The majority of the Jews in Bagdad are descendants of those who were deported from Judæa to Babylonia by Nebuchadnezzar six centuries before the Christian era. Others, doubtless, are descended from Hebrew captives that were a century and a quarter earlier carried to Assyria by Sargon and Tiglath-pileser III. Still others trace their descent from those who voluntarily sought refuge in Mesopotamia after the destruction of Jerusalem by the Romans and after the Holy City, many centuries later, fell under the sway of Islam.
The favorable conditions under which the Jews of the Captivity lived during the reign of the Babylonian monarchs, and even during the time of the Abbasside Caliphs, induced many of their brethren to join them in the fertile plains of the Tigris and the Euphrates. So satisfactory, indeed, were the relations of the Jews with their Babylonian rulers, that when, after they had been seventy years in captivity, Cyrus the Great gave them permission to return to their native land, but few of them, comparatively, availed themselves of the proffered opportunity. The unsettled conditions of Palestine and the sad experiences of those of their fellow countrymen who had returned to Jerusalem decided the majority of the Jews to remain in Babylonia where, although nominally captives, they enjoyed more peace, prosperity, and even more freedom than it was possible to find in the ravaged and desolate land of their fathers.
Once fairly settled in Babylonia, where they seem from the first to have enjoyed a great measure of freedom, the mode of life and fortunes of the Jews underwent a complete change. In their fatherland their chief pursuits were pastoral and agricultural. In Mesopotamia also they followed for a time the avocations of their forefathers. Thanks, however, to the greater productivity of the soil in the fertile Babylonian plain, which far surpassed that of the richest fields of Judæa and to their native thrift and industry and keen eye to business opportunities, which permitted no chance to escape them, it was not long before the children of the exiles were living in ease and comfort, while many of them soon found themselves in a position which, as compared with that which they occupied in Palestine afforded them, in Johnsonese phrase, “the potentiality of growing rich beyond the dreams of avarice.”
From that time most of the Jews of Mesopotamia began to devote themselves to commercial pursuits, which, more than anything else, influenced the subsequent fortunes of their countrymen throughout the world.
But not only did the descendants of the Jews of the Captivity achieve distinction in the commercial world; they also became celebrated for their attainments in science and letters.

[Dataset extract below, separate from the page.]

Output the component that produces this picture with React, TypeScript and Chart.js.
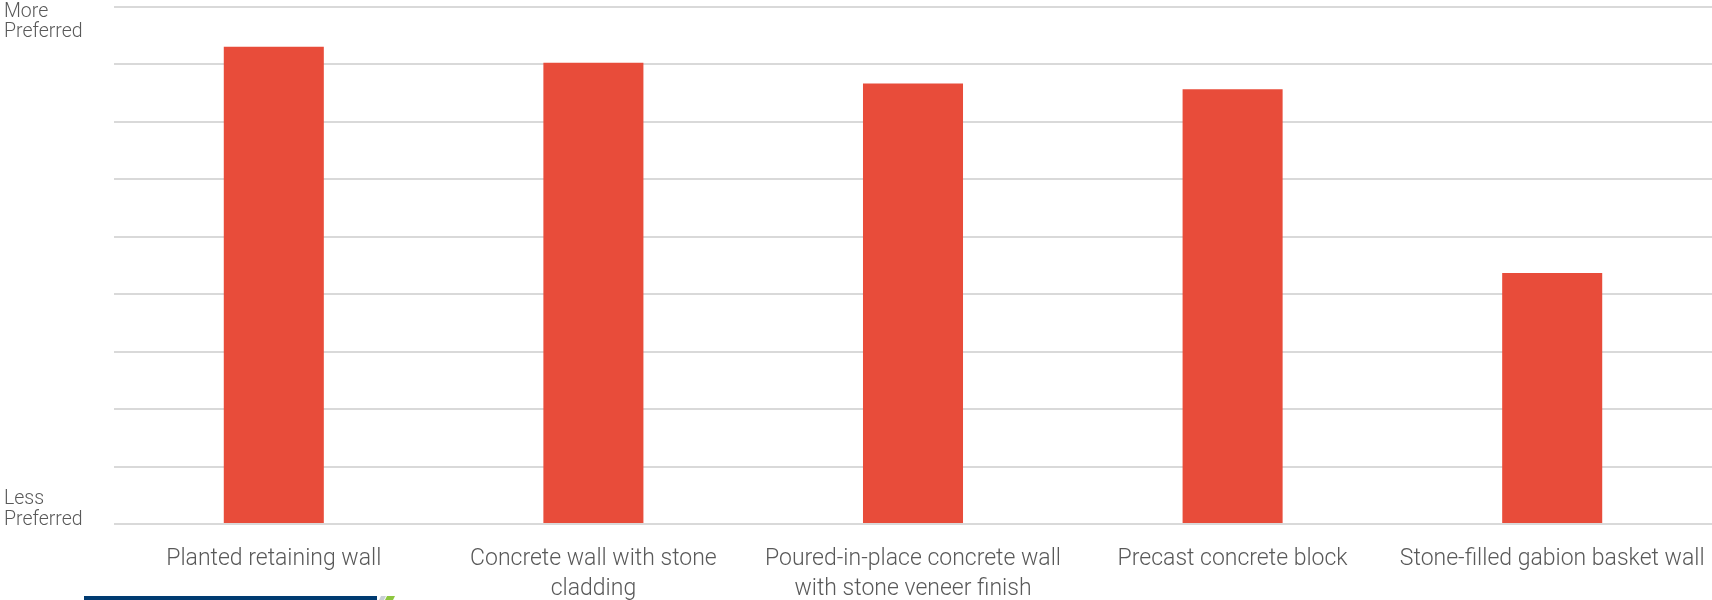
import React, { useEffect, useRef } from "react";
import { Chart, registerables } from "chart.js";

Chart.register(...registerables);

const categories: (string | string[])[] = [
  "Planted retaining wall",
  ["Concrete wall with stone", "cladding"],
  ["Poured-in-place concrete wall", "with stone veneer finish"],
  "Precast concrete block",
  "Stone-filled gabion basket wall",
];
const preferenceScores: number[] = [8.31, 8.03, 7.67, 7.57, 4.37];
const yTopLabel: string[] = ["More", "Preferred"];
const yBottomLabel: string[] = ["Less", "Preferred"];
const yMin = 0;
const yMax = 9;

const BAR_COLOR = "#E84C3A";
const TEXT_COLOR = "#595959";
const GRID_COLOR = "#D9D9D9";
const FONT = "Roboto";

const endLabelsPlugin = {
  id: "endLabels",
  afterDraw(chart: any) {
    const ctx = chart.ctx;
    const y = chart.scales.y;
    ctx.save();
    ctx.fillStyle = TEXT_COLOR;
    ctx.font = `300 19.5px ${FONT}`;
    ctx.textAlign = "left";
    ctx.textBaseline = "alphabetic";
    const top = y.getPixelForValue(yMax);
    const bottom = y.getPixelForValue(yMin);
    ctx.fillText(yTopLabel[0], 4, top + 9.7);
    ctx.fillText(yTopLabel[1], 4, top + 29.7);
    ctx.fillText(yBottomLabel[0], 4, bottom - 20);
    ctx.fillText(yBottomLabel[1], 4, bottom + 1);
    // decorative footer strip
    ctx.fillStyle = "#003B71";
    ctx.fillRect(84, 596, 293, 4);
    ctx.fillStyle = "#C9CFD6";
    ctx.beginPath();
    ctx.moveTo(379, 600);
    ctx.lineTo(381, 596);
    ctx.lineTo(386, 596);
    ctx.lineTo(384, 600);
    ctx.closePath();
    ctx.fill();
    ctx.fillStyle = "#8DC63F";
    ctx.beginPath();
    ctx.moveTo(385, 600);
    ctx.lineTo(387, 596);
    ctx.lineTo(395, 596);
    ctx.lineTo(393, 600);
    ctx.closePath();
    ctx.fill();
    ctx.restore();
  },
};

export default function App() {
  const canvasRef = useRef<HTMLCanvasElement | null>(null);

  useEffect(() => {
    document.body.style.margin = "0";
    const canvas = canvasRef.current;
    if (!canvas) return;
    const chart = new Chart(canvas, {
      type: "bar",
      data: {
        labels: categories as any,
        datasets: [
          {
            data: preferenceScores,
            backgroundColor: BAR_COLOR,
            borderWidth: 0,
            barPercentage: 0.313,
            categoryPercentage: 1,
          },
        ],
      },
      options: {
        animation: false,
        responsive: true,
        maintainAspectRatio: false,
        layout: { padding: { top: 7, left: 0, right: 0, bottom: 0 } },
        plugins: {
          legend: { display: false },
          tooltip: { enabled: false },
          title: { display: false },
        },
        scales: {
          x: {
            grid: { display: false, drawTicks: false },
            border: { display: false },
            ticks: {
              color: TEXT_COLOR,
              padding: 21,
              maxRotation: 0,
              autoSkip: false,
              font: { family: FONT, size: 23, weight: "300" as any, lineHeight: 1.28 },
            },
            afterFit(scale: any) {
              scale.height = 76;
              scale.paddingLeft = 0;
              scale.paddingRight = 0;
            },
          },
          y: {
            min: yMin,
            max: yMax,
            ticks: { display: false, stepSize: 1 },
            grid: { color: GRID_COLOR, lineWidth: 2, drawTicks: false },
            border: { display: false },
            afterFit(scale: any) {
              scale.width = 114;
            },
          },
        },
      },
      plugins: [endLabelsPlugin],
    });
    return () => chart.destroy();
  }, []);

  return (
    <div style={{ position: "relative", width: "1712px", height: "600px" }}>
      <canvas ref={canvasRef} />
    </div>
  );
}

Under the Caliph Ali, in the middle of the seventh century of our era the Jews of Irak—Southern Babylonia—were able to organize what was almost an independent state. Here flourished the great Talmudic schools of Sara and Pumbeditha and here, in the country of their father Abraham, the Jews loved to fancy the survival of a prince of the Captivity who had recovered the scepter of David.[451] This was a period of notable prosperity for Irak, a period when Bagdad was at the height of its glory; when it was not only preëminent in science, art, and literature but was the religious capital of Jewry as well as Islam.[452]
In conclusion, I may here answer a question which I have been often asked, namely, “What of the future of Bagdad?” “Is there any hope of its return to its former greatness and splendor?”
This is a difficult question to answer. When one remembers that two other great capitals—Seleucia and Ctesiphon—once flourished only a few leagues to the south of the city of the Caliphs and that now but a vestige of them remains; when one remembers that Babylon, a short distance to the southwest, was, for nearly two thousand years, the most magnificent city of the ancient world, but that, under the demolishing action of man and nature, it so completely disappeared that its very site was long a matter of controversy, one will hesitate to make any predictions about anything in a land in which the vicissitudes of fortune have been so extraordinary and in which the conflicts of international interests have been so relentless and so destructive. And yet, when one travels over the matchless alluvial plains on which stood the famous capitals that once controlled the destinies of Western Asia, one cannot but feel that there is a brilliant future in this celebrated region of the two rivers, but only when a stable and enterprising government shall have been established—a government whose purpose will be not to exploit the land and the populace for its own selfish purposes, but a government that shall be willing to guarantee to the people the blessings of peace and at the same time honestly strive to secure for them their position in the family of nations, to which their long and wonderful history gives them so just a title.[453] Then and then only shall we again see the broad desert of Mesopotamia blossoming as of old, and witness once more in the Land of the Two Rivers a metropolis that shall recall the greatness and the splendor of Babylon and Seleucia and Ctesiphon and of Bagdad too,—Medinah-al-Salam—as it was in the golden prime of Al Mamun and Harun-al-Rashid the Great.